A recent research study by consultants at Burning Glass, THE HYBRID JOB ECONOMY: How New Skills Are Rewriting the DNA of the Job Market, seems to bear out Flynn’s assessment of hybrid learning for hybridized jobs. “The jobs of the future don’t involve just one skill,” says Matt Sigelman, chief executive of Burning Glass. “There’s a breadth of skills that will be needed.

“While the competencies required for hybrid jobs aren’t necessarily new,” says Sigelman, “what is new is the marriage of skill sets that previously weren’t learned in tandem. Universities in many cases are already teaching all the necessary skills, but at the moment most students are trained “in pretty vertical ways,” he says, “meaning people learn one discipline as though it exists separately from other disciplines. Educational institutions must think outside of existing program boundaries.”

Hybrid workers, according to the Burning Glass study, “are also less likely to become professionally obsolete. Highly hybridized jobs have only 12 percent risk of being automated, compared with a 42 percent risk for jobs overall.”

Those hybridized jobs, continues the report, that are of high-complexity are growing at twice the rate of the overall job market, and are 20-40 percent higher-paying than their more traditional counterparts.

“Today’s workplace is complex, dynamic, leaner and agile. It calls for technological proficiency, collaborative environments and kaleidoscope thinking.

“No matter what role employees are engaged in, organizations expect them to be able to interpret data, leverage technical tools, apply their insights and work in partnership with other teams to present the big picture. Silo skills and mindsets are out; cross-over is in!”

Intelligence amplifiers
Hybrid workers could also become AI beneficiaries. Company-supplied, AI-enhanced, digital companions may assist hybrid workers to better perform at their job tasks.  

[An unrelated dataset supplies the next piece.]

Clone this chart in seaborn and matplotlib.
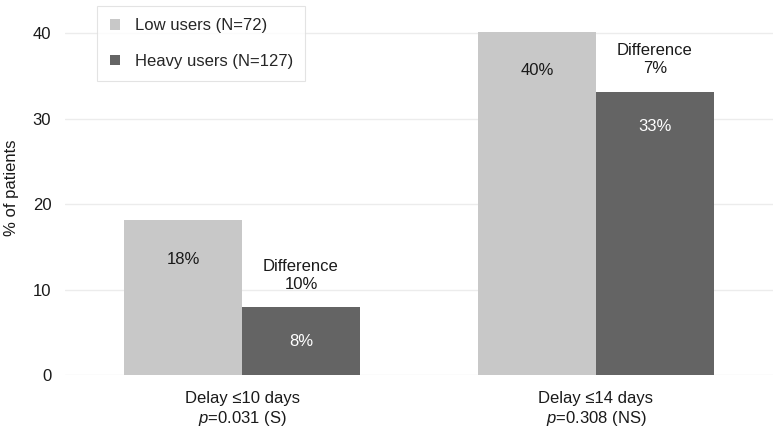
import matplotlib
matplotlib.use("Agg")
import matplotlib.pyplot as plt
import pandas as pd
import seaborn as sns

categories = ["Delay ≤10 days\n$p$=0.031 (S)", "Delay ≤14 days\n$p$=0.308 (NS)"]
groups = ["Low users (N=72)", "Heavy users (N=127)"]
low_values = [18.1, 40.2]
heavy_values = [7.9, 33.1]
differences = ["10%", "7%"]

df = pd.DataFrame({
    "category": categories * 2,
    "group": [groups[0]] * 2 + [groups[1]] * 2,
    "value": low_values + heavy_values,
})

sns.set_theme(style="whitegrid")
plt.rcParams["font.family"] = ["Liberation Sans", "DejaVu Sans"]
plt.rcParams["mathtext.fontset"] = "custom"
plt.rcParams["mathtext.rm"] = "Liberation Sans"
plt.rcParams["mathtext.it"] = "Liberation Sans:italic"

fig, ax = plt.subplots(figsize=(7.76, 4.28), dpi=100)
fig.subplots_adjust(left=0.084, right=0.996, top=1.0, bottom=0.124)

sns.barplot(data=df, x="category", y="value", hue="group",
            palette=["#c8c8c8", "#646464"], width=0.665, gap=0,
            saturation=1, linewidth=0, edgecolor="none", ax=ax)

ax.set_ylim(0, 43.9)
ax.set_xlim(-0.5, 1.5)
ax.set_yticks([0, 10, 20, 30, 40])
ax.grid(axis="y", color="#ececec", linewidth=1)
ax.grid(axis="x", visible=False)
for s in ax.spines.values():
    s.set_visible(False)
ax.tick_params(axis="both", labelsize=12, colors="#1a1a1a", length=0)
ax.tick_params(axis="x", pad=11.5)
ax.tick_params(axis="y", pad=10)
ax.set_xlabel("")
ax.set_ylabel("% of patients", fontsize=12, color="#1a1a1a", labelpad=10)

low_bars = ax.containers[0]
heavy_bars = ax.containers[1]
for bar in low_bars:
    x = bar.get_x() + bar.get_width() / 2
    h = bar.get_height()
    ax.text(x, h - 4.6, f"{h:.0f}%", ha="center", va="center", fontsize=12, color="#1a1a1a")
for bar, diff in zip(heavy_bars, differences):
    x = bar.get_x() + bar.get_width() / 2
    h = bar.get_height()
    ax.text(x, h - 4.0, f"{h:.0f}%", ha="center", va="center", fontsize=12, color="white")
    ax.text(x, h + 3.8, "Difference\n" + diff, ha="center", va="center",
            fontsize=12, color="#1a1a1a", linespacing=1.25)

leg = ax.legend(loc="upper left", bbox_to_anchor=(0.045, 0.985), fontsize=12,
                frameon=True, fancybox=False, edgecolor="#dddddd",
                handlelength=0.6, handleheight=0.6, borderpad=0.75,
                labelspacing=1.25, handletextpad=0.9, borderaxespad=0)
leg.get_frame().set_linewidth(0.8)

plt.savefig("out.png", dpi=100)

Tom Morgan in a Pew Research Center study explained these AI digital companions this way:

“Algorithmic machine learning will be our intelligence amplifier, exhaustively exploring data and designs in ways humans alone cannot. The world was shocked when IBM’s Deep Blue computer beat Garry Kasparov in 1997. What emerged later was the realization that human and AI could combine to beat anyone, human or AI. The synthesis is more than the sum of the parts.”

Such intelligence amplifiers could well be companion robots.

MIT roboticist, Daniela Rus, director of MIT’s Computer Science and Artificial Intelligence Lab (CSAIL), thinks, as Tom Morgan points out above, that humans and robots in collaboration can combine to do a job better than either human or machine alone. As an example, she cites a Harvard University study comparing the ability of expert doctors and AI software working together to diagnose cancer.

In the future morning rounds at most any hospital may include a medical companion that’s a robot.

For the rest of us, a robot may well turn out to be the reason why we will succeed at our new-age hybrid jobs. Learning and mastering ever-newer technologies as well as life-long learning may be a job for our robot companions, after which they can then teach us what they have learned.